When colour TV in India was being launched in 1982, no manufacturer had the product ready; they were all just taking bookings. There were long lines in front of dealers of popular brands. Our client, Bush wanted a creative that didn’t cost a dime and yet got them longer lines in front of their dealers’ shops for booking their brand of colour TV. So, I gave one – we hired 100 black and yellow Mumbai taxis and paid them 100 rupees per day to carry a cardboard carton with the Bush Colour TV logo on it strapped to their roof carriers and asked them to just drive around town from dawn to dusk. That gave the consumers the impression that, while others were still taking bookings and giving a 6-month waiting period for delivery, Bush was already delivering! It was devious, but it was not unethical; Bush was indeed delivering cardboard cartons to their dealers! We couldn’t help if the consumers got the wrong impression!

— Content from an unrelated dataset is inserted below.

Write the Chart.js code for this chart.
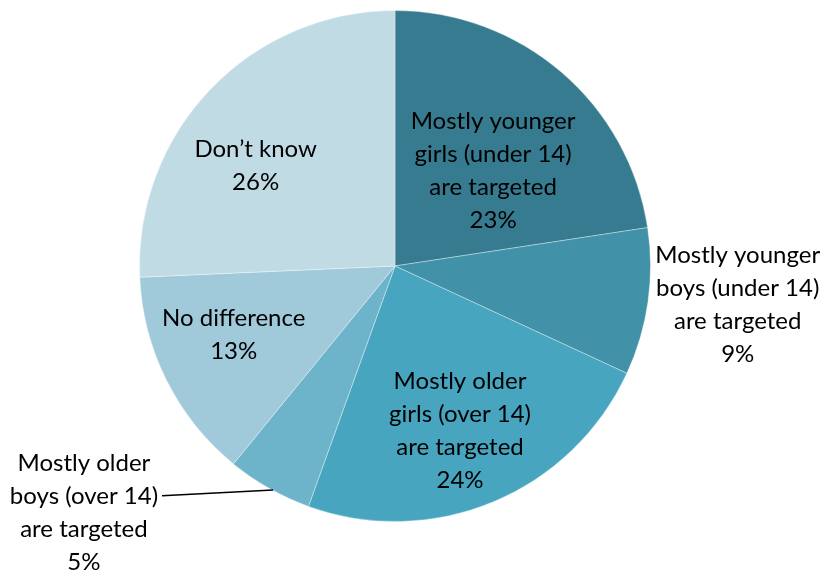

These are just a few that I could remember at my ripe old age of 73!

And my words of advice to young creatives? I am not sure if they are ready or even willing to take my advice – they all seem to know everything that there is to know, anyway. Advertising has always been a passion for me, a love affair, a vacation, not work. I remember we used to be so anxious to get to the office every morning to attack a brief (sometimes, we did the creative first and asked the executives to write the brief around it. Our clients used to be so impressed because the creatives fitted the briefs perfectly!) that we would land up when the office was not yet open! It was really like a vacation! That’s why we could not only survive, but excelled in whatever we were doing in spite of being overworked and understaffed. I used to define advertising as, ‘Vigyapan mann ka itavaar hai’— Advertising is a Sunday for the mind! And if every day for you is a Sunday, what more can you ask from life?

And how has advertising changed over the years? I have been out of advertising for a long time, so I really do not know how advertising has changed. But whenever I meet some advertising people and ask them how is work, I get the feeling that it is no more ‘the most fun you could have with your clothes on!’